И этот «эмбрионный» уровень понимания русского преобладает в мировоззрении и творчестве Белинского, с разной концентрацией присутствует в сотнях суждений критика о русском человеке, русской истории, русской литературе. Приведу некоторые из них: «Личность у нас только наклёвывается, и оттого гоголевские типы – пока самые верные русские типы. Это понятно и просто, как 2х2=4» (письмо Кавелину от 22 ноября 1847 года); «По-вашему, русский народ – самый религиозный в мире: ложь! Основа религиозности есть пиетизм, благоговение, страх божий. А русский человек произносит имя божие, почёсывая себе задницу…»; «Бестия наш брат, русский человек!» (письмо к Н.В. Гоголю от 15 июля 1847 года).
В этих и других случаях Белинский оценивает всех и вся с позиций национального манкуртизма, космополитизма, непоследовательно левых – либеральных и социалистических – ценностей. Поэтому в таких оценках отсутствуют и русское чувство, и русская мысль, и русская система духовно-нравственных координат.
И ещё: «некорректные» высказывания «неистового Виссариона» о разных народах, приводимые Сергеевым и не только им, ничем, по сути, не отличаются от суждений Белинского о русских. Так, ослами критик именовал не только малороссов, Шевченко, в частности, но и русских, например, Ломоносова и Тредьяковского в уже цитированном письме. Или Николай Гоголь, самый русский, по утверждению Белинского, писатель, характеризуется также весьма, мягко говоря, недружелюбно, необъективно, с помощью той же лексики, которая адресовалась «инородцам»: «Страшно подумать о Гоголе: ведь во всём, что ни писал – одна натура, как в животном. Невежество абсолютное. Что он наблевал о Париже-то!» (письмо В. Боткину от 4 апреля 1842года); «Проповедник кнута, апостол невежества, поборник обскурантизма и мракобесия, панегирист татарских нравов…» (письмо к Н.В. Гоголю. 15 июля н.с. 1847 г. Зальцбрунн); «Читал ли ты “Переписку” Гоголя? <…> Это любопытно и даже назидательно: можно увидеть, до чего доводит и гениального человека онанизм» (письмо В.Боткину от 6 февраля 1847 года). Белинский любил свои грехи приписывать другим или проецировать их на других. Так получилось и с онанизмом. По признанию Белинского М. Бакунину в письме от 15-20 ноября 1837 года, он «был онанистом и не очень давно перестал им быть – года полтора или два».

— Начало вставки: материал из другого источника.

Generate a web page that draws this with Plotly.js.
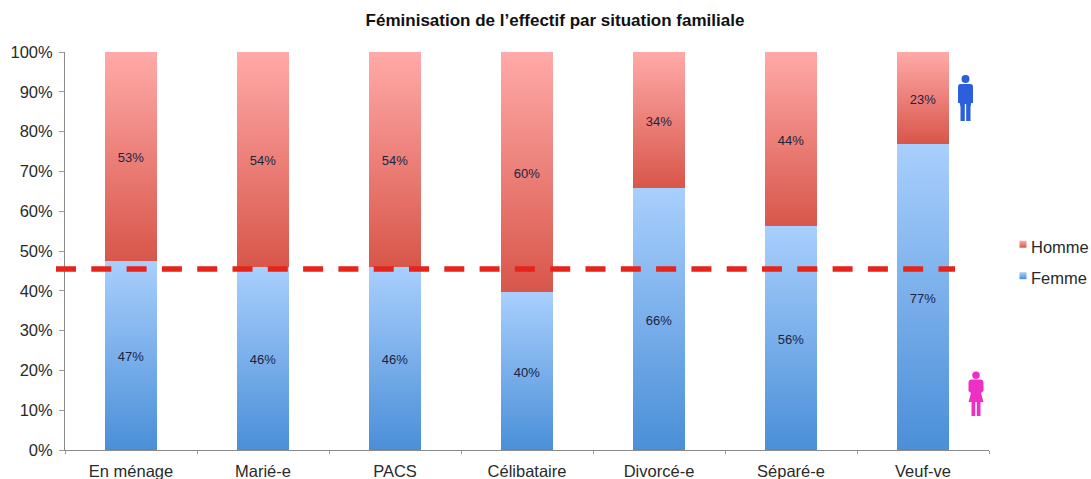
<!DOCTYPE html>
<html><head><meta charset="utf-8">
<script src="https://cdn.plot.ly/plotly-3.0.1.min.js"></script>
<style>html,body{margin:0;padding:0;background:#fff}#c{width:1091px;height:479px}</style>
</head><body><div id="c"></div>
<script>
const categories = ["En ménage","Marié-e","PACS","Célibataire","Divorcé-e","Séparé-e","Veuf-ve"];
const femme = [47.5,46,46,39.7,65.8,56.3,77];
const homme = [52.5,54,54,60.3,34.2,43.7,23];
const femmeLabels = ["47%","46%","46%","40%","66%","56%","77%"];
const hommeLabels = ["53%","54%","54%","60%","34%","44%","23%"];
const seuil = 45.5;
const tickVals = [0,10,20,30,40,50,60,70,80,90,100];
const tickText = ["0%","10%","20%","30%","40%","50%","60%","70%","80%","90%","100%"];

const FONT = '"Liberation Sans", Arial, sans-serif';
const manPath = "M0,46 Q4,46 4,42 Q4,38 0,38 Q-4,38 -4,42 Q-4,46 0,46 Z M-5,37 L5,37 Q7.5,37 7.5,34 L7.5,18 L5.8,18 L5,14 L5,0 L0.7,0 L0.7,17 L-0.7,17 L-0.7,0 L-5,0 L-5,14 L-5.8,18 L-7.5,18 L-7.5,34 Q-7.5,37 -5,37 Z";
const womanPath = "M0,44.5 Q3.8,44.5 3.8,40.7 Q3.8,37 0,37 Q-3.8,37 -3.8,40.7 Q-3.8,44.5 0,44.5 Z M-4.5,36.5 L4.5,36.5 Q7.5,36.5 7.5,33 L7.5,25 L5,23 L7.5,14 L4.5,14 L4.5,0 L0.8,0 L0.8,14 L-0.8,14 L-0.8,0 L-4.5,0 L-4.5,14 L-7.5,14 L-5,23 L-7.5,25 L-7.5,33 Q-7.5,36.5 -4.5,36.5 Z";

const traces = [
 {type:'bar',name:'Femme',x:categories,y:femme,text:femmeLabels,legendgroup:'f',legendrank:2,
  marker:{color:'#79aee8',line:{width:0}}},
 {type:'bar',name:'Homme',x:categories,y:homme,text:hommeLabels,legendgroup:'h',legendrank:1,
  marker:{color:'#ef7f78',line:{width:0}}}
].map(t=>Object.assign(t,{textposition:'inside',insidetextanchor:'middle',textangle:0,
  constraintext:'none',cliponaxis:false,hoverinfo:'skip',
  textfont:{family:FONT,size:13,color:'#1c2340'}}));

const layout = {
 width:1091,height:479,
 margin:{l:65,r:102,t:52,b:29,pad:0,autoexpand:false},
 paper_bgcolor:'#fff',plot_bgcolor:'#fff',
 barmode:'stack',bargap:0.6,showlegend:true,
 title:{text:"<b>Féminisation de l’effectif par situation familiale</b>",
   font:{family:FONT,size:17,color:'#111'},x:555/1091,xanchor:'center',y:1-20/479,yanchor:'middle'},
 xaxis:{type:'category',categoryorder:'array',categoryarray:categories,
   tickson:'boundaries',ticks:'outside',ticklen:3,tickcolor:'#999',tickwidth:1,ticklabelstandoff:6,
   showline:true,linecolor:'#8a8a8a',linewidth:1,showgrid:false,zeroline:false,
   tickfont:{family:FONT,size:16.5,color:'#2a2a2a'}},
 yaxis:{range:[0,100],tickvals:tickVals,ticktext:tickText,ticks:'outside',ticklen:5,ticklabelstandoff:3,
   tickcolor:'#999',tickwidth:1,showline:true,linecolor:'#8a8a8a',linewidth:1,
   showgrid:false,zeroline:false,tickfont:{family:FONT,size:16.5,color:'#2a2a2a'}},
 legend:{x:(991-65)/924,xanchor:'left',y:(450-229)/398,yanchor:'top',traceorder:'grouped',
   tracegroupgap:7,itemwidth:30,font:{family:FONT,size:16.5,color:'#2a2a2a'},bgcolor:'rgba(0,0,0,0)'},
 shapes:[
  {type:'line',xref:'paper',yref:'y',x0:(56-65)/924,x1:(955-65)/924,y0:seuil,y1:seuil,
   line:{color:'#e8231a',width:5.5,dash:'20px,15.3px'},layer:'above'},
  {type:'path',xref:'paper',yref:'paper',xsizemode:'pixel',ysizemode:'pixel',
   xanchor:(965.5-65)/924,yanchor:(450-121)/398,path:manPath,
   fillcolor:'#2b5fdc',line:{width:0}},
  {type:'path',xref:'paper',yref:'paper',xsizemode:'pixel',ysizemode:'pixel',
   xanchor:(976-65)/924,yanchor:(450-416)/398,path:womanPath,
   fillcolor:'#ee2fc4',line:{width:0}}
 ]
};

Plotly.newPlot('c',traces,layout,{displayModeBar:false,staticPlot:true}).then(gd=>{
 const NS='http://www.w3.org/2000/svg';
 const svg=gd.querySelector('svg.main-svg');
 const defs=svg.querySelector('defs')||svg.insertBefore(document.createElementNS(NS,'defs'),svg.firstChild);
 const grad=(id,top,bot)=>{
  const g=document.createElementNS(NS,'linearGradient');
  g.setAttribute('id',id);g.setAttribute('x1','0');g.setAttribute('y1','0');g.setAttribute('x2','0');g.setAttribute('y2','1');
  [[0,top],[1,bot]].forEach(([o,c])=>{const s=document.createElementNS(NS,'stop');
   s.setAttribute('offset',o);s.setAttribute('stop-color',c);g.appendChild(s);});
  defs.appendChild(g);
 };
 grad('gF','#a9cffd','#4a8fd8');
 grad('gH','#ffaaa8','#d8564a');
 const traceGs=gd.querySelectorAll('.barlayer .trace');
 ['gF','gH'].forEach((id,i)=>{
  traceGs[i].querySelectorAll('.point path').forEach(p=>p.style.fill='url(#'+id+')');
  traceGs[i].querySelectorAll('.bartext').forEach(t=>{
   t.setAttribute('transform','translate(0,1.5) '+(t.getAttribute('transform')||''));
  });
 });
 gd.querySelectorAll('.legend .traces').forEach(tr=>{
  const name=tr.querySelector('.legendtext').textContent;
  const p=tr.querySelector('.legendpoints path');
  if(p){p.style.fill='url(#'+(name==='Femme'?'gF':'gH')+')';
   p.setAttribute('d','M3.5,3.5H-3.5V-3.5H3.5Z');
   p.setAttribute('transform','translate(32,-2)');}
 });
});
</script></body></html>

Особо подчеркну следующее: когда в амбивалентной личности Белинского западник берёт верх, о русском восприятии литературы, людей, событий бессмысленно вести речь. Как, например, в случае с, условно говоря, второй половиной суждений критика о Татьяне Лариной.
Образ героини, как правило, исчерпывается «положительными» оценками, данными ей «неистовым Виссарионом» (таким путём идёт и Винников, полемизируя со мной… Спасибо, Владимир Юрьевич, за ликбез, но приведённые Вами цитаты я помню наизусть ещё со школьной скамьи). При этом не замечаются или – гораздо реже – неубедительно дезавуируются характеристики Белинского иной, «отрицательной», направленности. Именно они, во многом нейтрализующие точные оценки, итожат размышления критика о Татьяне Лариной и дают представления о его идеале женщины, его взглядах на семью и брак. И в приверженности к этому идеалу Белинский был на редкость последовательным.
Так, ещё в письме к Боткину от 4 апреля 1842 года «неистовый Виссарион» признаётся, что согласен с ним в оценке Лариной: «с тех пор, как она хочет век быть верною своему генералу <…> её прекрасный образ затемняется». Подобный акцент делается критиком и в статье девятой «Сочинений Александра Пушкина». В «отповеди» Татьяны Онегину Белинский видит проявления таких черт, определяющих сущность русской женщины, как «и резонёрство, и оскорблённое самолюбие, и тщеславие добродетелью, под которой замаскирована рабская боязнь общественного мнения, и хитрые силлогизмы ума, светскою моралью парализовавшего великодушные движения сердца».
Понятно, почему Белинский, «местами» чуткий и неглупый, в данном случае потерял ум, обронил душу, и наговорил столь очевидные нелепости. Это вызвано тем, что такая Татьяна, верная своему мужу, для критика – «нравственный эмбрион», антиидеал.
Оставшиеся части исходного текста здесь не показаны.